** Start **

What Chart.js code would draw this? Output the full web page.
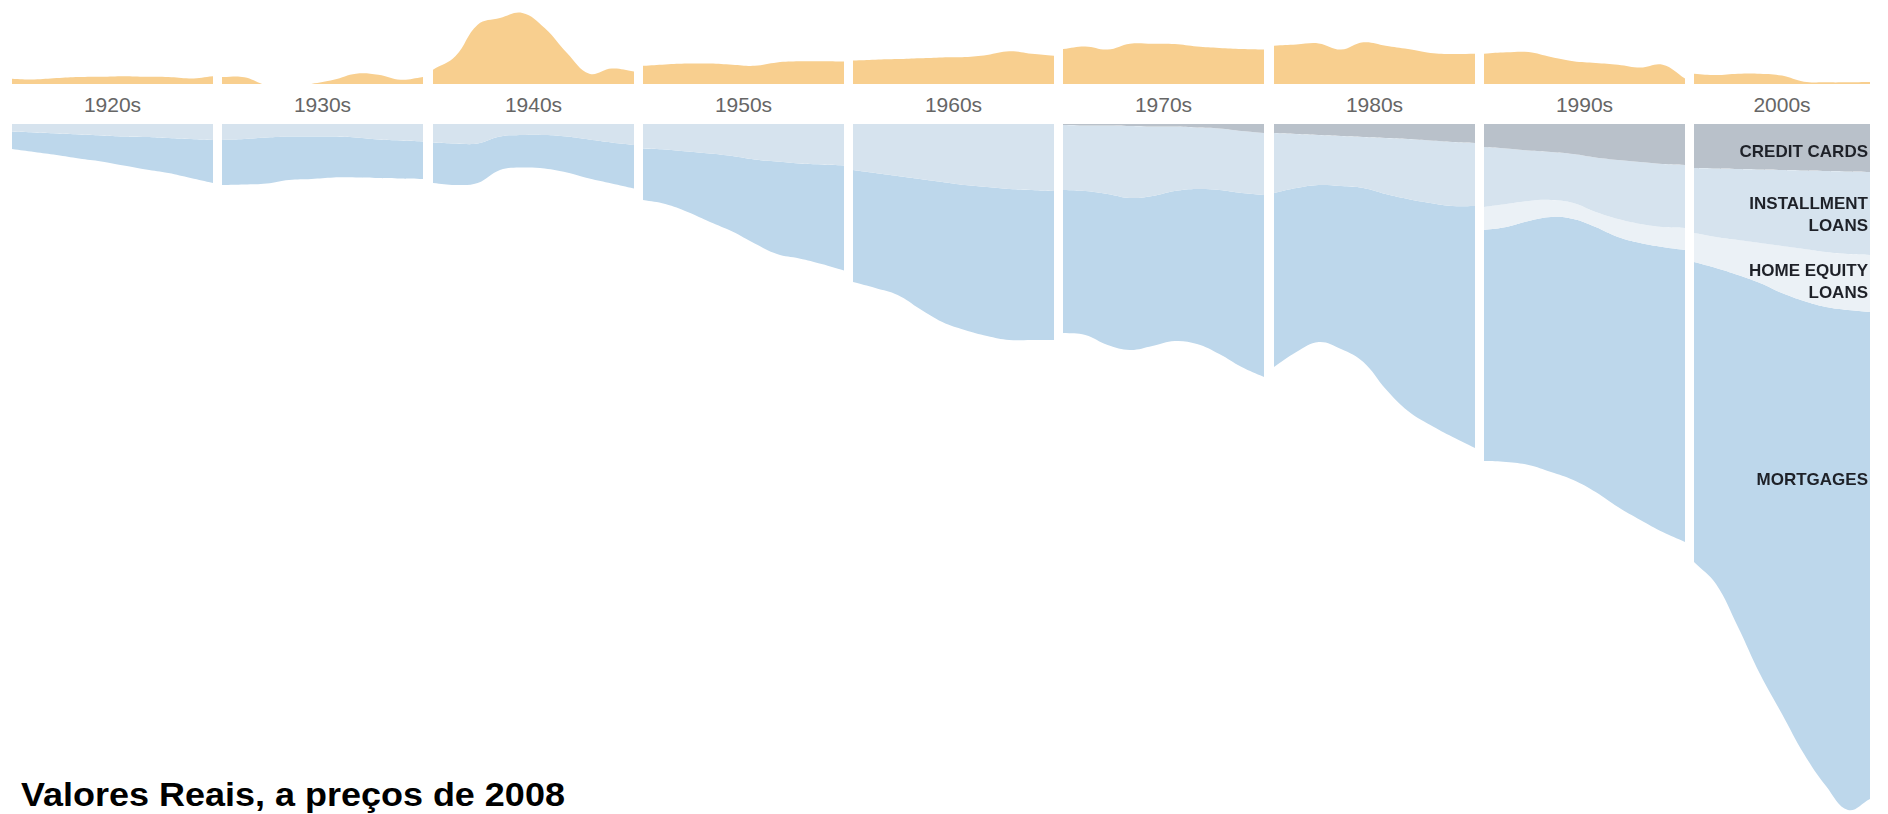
<!DOCTYPE html>
<html>
<head>
<meta charset="utf-8">
<script src="https://cdn.jsdelivr.net/npm/chart.js@4.4.0/dist/chart.umd.min.js"></script>
<style>
	body { margin: 0; width: 1888px; height: 814px; overflow: hidden; position: relative; background: #fff; font-family: "Liberation Sans", Arial, sans-serif; }
	canvas { position: absolute; z-index: 1; }
	.decade { position: absolute; top: 93px; line-height: 24px; font-size: 21px; color: #666; text-align: center; }
	.layer { position: absolute; z-index: 5; right: 20px; text-align: right; font-weight: bold; font-size: 17px; line-height: 22px; color: #1e2128; }
	#title { position: absolute; left: 21px; top: 778px; font-size: 33px; line-height: 33px; font-weight: bold; color: #000; transform: scaleX(1.09); transform-origin: left top; white-space: nowrap; }
</style>
</head>
<body>
<div class="layer" style="top:141px">CREDIT CARDS</div>
<div class="layer" style="top:193px">INSTALLMENT<br>LOANS</div>
<div class="layer" style="top:260px">HOME EQUITY<br>LOANS</div>
<div class="layer" style="top:469px">MORTGAGES</div>
<div id="title">Valores Reais, a preços de 2008</div>
<script>
// Decades shown as separate panels
var decades = ['1920s', '1930s', '1940s', '1950s', '1960s', '1970s', '1980s', '1990s', '2000s'];
var decadeStart = [1920, 1930, 1940, 1950, 1960, 1970, 1980, 1990, 2000];
var decadeYears = [10, 10, 10, 10, 10, 10, 10, 10, 9];

// Savings (top, orange), one value per year 1920-2008
var savings = [
	1.9, 1.6, 2.1, 2.5, 2.6, 2.8, 2.6, 2.5, 2.0, 2.8,
	2.5, 2.4, -0.5, -1.5, 0.0, 1.5, 3.7, 3.3, 1.5, 2.5,
	5.1, 9.9, 21.2, 23.6, 25.4, 20.0, 11.1, 3.7, 5.5, 4.5,
	6.5, 7.0, 7.3, 7.3, 6.9, 6.5, 7.7, 8.1, 8.1, 8.0,
	8.4, 8.7, 8.9, 9.2, 9.5, 9.6, 10.4, 11.7, 10.8, 10.1,
	12.5, 13.4, 12.3, 14.4, 14.4, 14.3, 13.4, 12.9, 12.5, 12.3,
	13.7, 14.1, 14.5, 12.3, 14.9, 13.7, 12.5, 11.1, 10.7, 10.8,
	10.8, 11.3, 11.4, 9.6, 8.1, 7.5, 6.9, 5.9, 6.9, 2.0,
	3.7, 3.2, 3.7, 3.7, 3.0, 0.8, 0.6, 0.6, 0.7
];

// Household debt (bottom), trillions of 2008 dollars, 1920-2008
var creditCards = [
	0, 0, 0, 0, 0, 0, 0, 0, 0, 0,
	0, 0, 0, 0, 0, 0, 0, 0, 0, 0,
	0, 0, 0, 0, 0, 0, 0, 0, 0, 0,
	0, 0, 0, 0, 0, 0, 0, 0, 0, 0,
	0, 0, 0, 0, 0, 0, 0, 0, 0, 0,
	0.02, 0.03, 0.03, 0.04, 0.05, 0.05, 0.07, 0.09, 0.14, 0.18,
	0.18, 0.20, 0.22, 0.24, 0.26, 0.28, 0.30, 0.33, 0.36, 0.38,
	0.46, 0.49, 0.53, 0.56, 0.60, 0.67, 0.72, 0.76, 0.80, 0.82,
	0.88, 0.89, 0.90, 0.91, 0.92, 0.93, 0.94, 0.95, 0.96
];
var installmentLoans = [
	0.15, 0.17, 0.19, 0.21, 0.23, 0.25, 0.26, 0.28, 0.30, 0.32,
	0.32, 0.30, 0.27, 0.25, 0.25, 0.25, 0.27, 0.31, 0.33, 0.35,
	0.37, 0.39, 0.39, 0.25, 0.22, 0.22, 0.25, 0.31, 0.37, 0.42,
	0.49, 0.51, 0.55, 0.59, 0.64, 0.71, 0.75, 0.79, 0.81, 0.83,
	0.92, 0.98, 1.04, 1.10, 1.16, 1.22, 1.26, 1.30, 1.32, 1.34,
	1.30, 1.31, 1.37, 1.44, 1.39, 1.29, 1.23, 1.23, 1.24, 1.24,
	1.20, 1.08, 1.00, 1.00, 1.02, 1.12, 1.20, 1.25, 1.28, 1.26,
	1.20, 1.11, 1.01, 0.96, 0.98, 1.09, 1.18, 1.24, 1.26, 1.26,
	1.30, 1.37, 1.42, 1.47, 1.52, 1.57, 1.62, 1.65, 1.66
];
var homeEquityLoans = [
	0, 0, 0, 0, 0, 0, 0, 0, 0, 0,
	0, 0, 0, 0, 0, 0, 0, 0, 0, 0,
	0, 0, 0, 0, 0, 0, 0, 0, 0, 0,
	0, 0, 0, 0, 0, 0, 0, 0, 0, 0,
	0, 0, 0, 0, 0, 0, 0, 0, 0, 0,
	0, 0, 0, 0, 0, 0, 0, 0, 0, 0,
	0, 0, 0, 0, 0, 0, 0, 0, 0, 0,
	0.46, 0.46, 0.40, 0.34, 0.32, 0.30, 0.36, 0.38, 0.40, 0.44,
	0.58, 0.62, 0.70, 0.80, 0.94, 1.04, 1.10, 1.12, 1.14
];
var mortgages = [
	0.35, 0.39, 0.43, 0.48, 0.52, 0.58, 0.65, 0.70, 0.78, 0.86,
	0.90, 0.91, 0.92, 0.87, 0.85, 0.82, 0.80, 0.77, 0.76, 0.75,
	0.81, 0.83, 0.79, 0.67, 0.65, 0.67, 0.72, 0.78, 0.82, 0.87,
	1.03, 1.09, 1.21, 1.37, 1.51, 1.68, 1.85, 1.90, 1.99, 2.10,
	2.24, 2.30, 2.38, 2.60, 2.80, 2.90, 2.98, 3.02, 3.00, 2.98,
	2.86, 2.88, 3.02, 3.04, 3.00, 3.00, 3.10, 3.28, 3.48, 3.64,
	3.48, 3.28, 3.14, 3.26, 3.48, 3.90, 4.24, 4.44, 4.62, 4.84,
	4.62, 4.70, 4.88, 5.10, 5.22, 5.30, 5.40, 5.54, 5.70, 5.84,
	6.00, 6.32, 7.04, 7.82, 8.42, 9.06, 9.58, 10.00, 9.74
];

var colors = {
	savings: '#f8cf8f',
	creditCards: '#b9c1ca',
	installment: '#d6e3ee',
	homeEquity: '#ebf1f6',
	mortgages: '#bdd7eb'
};

function makeCanvas(left, top, width, height) {
	var c = document.createElement('canvas');
	c.width = width;
	c.height = height;
	c.style.left = left + 'px';
	c.style.top = top + 'px';
	document.body.appendChild(c);
	return c;
}

function area(label, data, color, fill) {
	return {
		label: label,
		data: data,
		backgroundColor: color,
		borderWidth: 0,
		pointRadius: 0,
		tension: 0.4,
		fill: fill
	};
}

var baseOptions = {
	responsive: false,
	animation: false,
	events: [],
	layout: { padding: 0 },
	plugins: { legend: { display: false }, tooltip: { enabled: false } }
};

decades.forEach(function(name, i) {
	var start = decadeStart[i] - 1920;
	var end = start + decadeYears[i];
	var labels = [];
	for (var k = 0; k < decadeYears[i]; k++) labels.push(decadeStart[i] + k);

	var left = Math.round(12 + 210.25 * i);
	var width = i === 8 ? 176 : 201;

	// Savings panel
	new Chart(makeCanvas(left, 0, width, 84), {
		type: 'line',
		data: {
			labels: labels,
			datasets: [area('Poupança', savings.slice(start, end), colors.savings, 'origin')]
		},
		options: Object.assign({}, baseOptions, {
			scales: {
				x: { display: false },
				y: { display: false, min: 0, max: 30 }
			}
		})
	});

	// Decade label
	var lbl = document.createElement('div');
	lbl.className = 'decade';
	lbl.style.left = left + 'px';
	lbl.style.width = width + 'px';
	lbl.textContent = name;
	document.body.appendChild(lbl);

	// Debt panel, hanging down from the top
	new Chart(makeCanvas(left, 124, width, 690), {
		type: 'line',
		data: {
			labels: labels,
			datasets: [
				area('Credit cards', creditCards.slice(start, end), colors.creditCards, 'origin'),
				area('Installment loans', installmentLoans.slice(start, end), colors.installment, '-1'),
				area('Home equity loans', homeEquityLoans.slice(start, end), colors.homeEquity, '-1'),
				area('Mortgages', mortgages.slice(start, end), colors.mortgages, '-1')
			]
		},
		options: Object.assign({}, baseOptions, {
			scales: {
				x: { display: false },
				y: { display: false, stacked: true, reverse: true, min: 0, max: 13.8 }
			}
		})
	});
});
</script>
</body>
</html>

** End **

Repeat the lines above, starting at the first and stopping after the line that holds "10, 10, 9];", with the pictures left out.

OUTPUT FOR THIS TASK |
What Chart.js code would draw this? Output the full web page.
<!DOCTYPE html>
<html>
<head>
<meta charset="utf-8">
<script src="https://cdn.jsdelivr.net/npm/chart.js@4.4.0/dist/chart.umd.min.js"></script>
<style>
	body { margin: 0; width: 1888px; height: 814px; overflow: hidden; position: relative; background: #fff; font-family: "Liberation Sans", Arial, sans-serif; }
	canvas { position: absolute; z-index: 1; }
	.decade { position: absolute; top: 93px; line-height: 24px; font-size: 21px; color: #666; text-align: center; }
	.layer { position: absolute; z-index: 5; right: 20px; text-align: right; font-weight: bold; font-size: 17px; line-height: 22px; color: #1e2128; }
	#title { position: absolute; left: 21px; top: 778px; font-size: 33px; line-height: 33px; font-weight: bold; color: #000; transform: scaleX(1.09); transform-origin: left top; white-space: nowrap; }
</style>
</head>
<body>
<div class="layer" style="top:141px">CREDIT CARDS</div>
<div class="layer" style="top:193px">INSTALLMENT<br>LOANS</div>
<div class="layer" style="top:260px">HOME EQUITY<br>LOANS</div>
<div class="layer" style="top:469px">MORTGAGES</div>
<div id="title">Valores Reais, a preços de 2008</div>
<script>
// Decades shown as separate panels
var decades = ['1920s', '1930s', '1940s', '1950s', '1960s', '1970s', '1980s', '1990s', '2000s'];
var decadeStart = [1920, 1930, 1940, 1950, 1960, 1970, 1980, 1990, 2000];
var decadeYears = [10, 10, 10, 10, 10, 10, 10, 10, 9];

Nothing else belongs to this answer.